Who Were The Magi

By Christian Bergmann

We refer to them traditionally as the three wise men, or the three kings of the orient. The Scriptures actually use the word magoi to identify them: magi from the east. The presence of these figures in Matthew’s Gospel – with their gifts of gold, frankincense and myrrh – is one of the most intriguing aspects of the Nativity account. The truth is that we know so little about them because Matthew tells us so little about them. For example: we typically depict three of them, but Matthew doesn’t tell us how many there were. We typically think of them as riding camels, but again, that is not specified. Neither are their names, although we seem to think they were called Balthazar, Melchior and Caspar.

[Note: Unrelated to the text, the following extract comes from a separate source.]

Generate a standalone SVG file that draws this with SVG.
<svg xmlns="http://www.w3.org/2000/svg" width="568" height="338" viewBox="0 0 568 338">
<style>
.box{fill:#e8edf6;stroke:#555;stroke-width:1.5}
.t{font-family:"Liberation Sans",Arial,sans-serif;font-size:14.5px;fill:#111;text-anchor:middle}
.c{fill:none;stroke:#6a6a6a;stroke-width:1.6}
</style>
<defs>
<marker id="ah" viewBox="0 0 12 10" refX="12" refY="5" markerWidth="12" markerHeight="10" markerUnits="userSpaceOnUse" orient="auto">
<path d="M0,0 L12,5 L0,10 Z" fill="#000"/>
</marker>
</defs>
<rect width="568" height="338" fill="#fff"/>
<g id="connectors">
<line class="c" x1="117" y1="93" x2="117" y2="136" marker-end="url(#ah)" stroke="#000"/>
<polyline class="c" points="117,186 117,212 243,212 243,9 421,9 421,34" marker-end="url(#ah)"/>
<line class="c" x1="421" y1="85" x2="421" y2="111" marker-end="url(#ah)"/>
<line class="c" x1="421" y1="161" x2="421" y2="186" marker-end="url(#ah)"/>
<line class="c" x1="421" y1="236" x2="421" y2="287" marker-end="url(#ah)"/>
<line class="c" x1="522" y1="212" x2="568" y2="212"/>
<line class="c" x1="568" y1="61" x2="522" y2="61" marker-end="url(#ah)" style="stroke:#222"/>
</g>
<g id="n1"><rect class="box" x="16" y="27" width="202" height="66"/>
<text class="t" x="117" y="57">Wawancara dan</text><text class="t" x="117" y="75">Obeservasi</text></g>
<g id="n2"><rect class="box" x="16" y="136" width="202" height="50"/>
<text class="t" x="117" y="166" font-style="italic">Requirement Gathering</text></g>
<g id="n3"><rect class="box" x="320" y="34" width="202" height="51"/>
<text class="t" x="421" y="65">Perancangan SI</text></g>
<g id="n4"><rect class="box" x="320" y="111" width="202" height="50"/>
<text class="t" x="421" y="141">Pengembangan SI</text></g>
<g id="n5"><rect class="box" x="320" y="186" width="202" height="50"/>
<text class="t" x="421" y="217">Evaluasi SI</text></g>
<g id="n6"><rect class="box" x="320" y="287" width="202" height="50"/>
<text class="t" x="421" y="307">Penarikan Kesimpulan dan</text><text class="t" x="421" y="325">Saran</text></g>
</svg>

And when it comes to the star, the reference is obscure: “‘We saw his star at its rising’”, they told Herod (Matthew 2:2). Not exactly the magical star that moves in the sky.

Our childhood pageantry also obscures the essential drama of the story. These magi become tied up in a politically motivated attempt to murder a young child. King Herod, upon meeting the magi, assures them that he wants to do Jesus homage, commanding them to “‘search diligently for the child’” (2:8). But, obviously, when the magi did not tell him where the child Jesus was being hidden, Herod orchestrated a massacre of all boys under two years old. It is the most singularly brutal event in the New Testament, apart from the Crucifixion.

The truth is that we may never know the full truth about who the magi were or where they came from or how many there were. But there are some important details of the story that can help us enter more deeply into the mystery of the Incarnation. These are some details that Pope Benedict XVI outlined in his 2011 homily on the Feast of the Epiphany.

Firstly, the narrative of the magi begins with their entry into Jerusalem. We might brush over this tiny detail, but in one sense – of course they went to Jerusalem. Of course that was the place they assumed would be the right place to go, especially since they were looking for a king. It was the cultural, religious and political centre of that world. It was the centre of power. If you’re looking for a king, that’s where you go. But, they are unexpectedly redirected to Bethlehem: a much poorer town. The contrast between Bethlehem and Jerusalem is stark, and it accentuates for us the mysterious nature of Christ’s kingship: that he doesn’t exercise it in the way the world does. He wasn’t born to a place of power, amidst privilege and wealth and honour and luxury. He was born on the outskirts. In poverty. In Bethlehem, a name which means ‘house of bread’. He came not to be fed, like the other kings of privilege, but to be food for his people. This is a reality that should strike home for us who love the Eucharist: this is how Jesus reigns, by feeding us, his people.

Finally, Pope Benedict asks a startling question: “Is there perhaps something of Herod also in us?” Herod saw Jesus as a threat; he was a threat to his world, his empire, his privilege. Do we treat God as a rival? Do we refuse to humble ourselves before him out of fear that he will put undue limits on our lives? Or, can we accept the truth, that it is only in Jesus that we find true freedom in life. The extent to which we treat Jesus like a rival is the extent to which we exercise our spiritual lives as if we were Herod. We need to be more like the magi and be willing to leave our places of comfort, following the call of our restless hearts to ultimately live our life in homage to the true king: Jesus of Nazareth.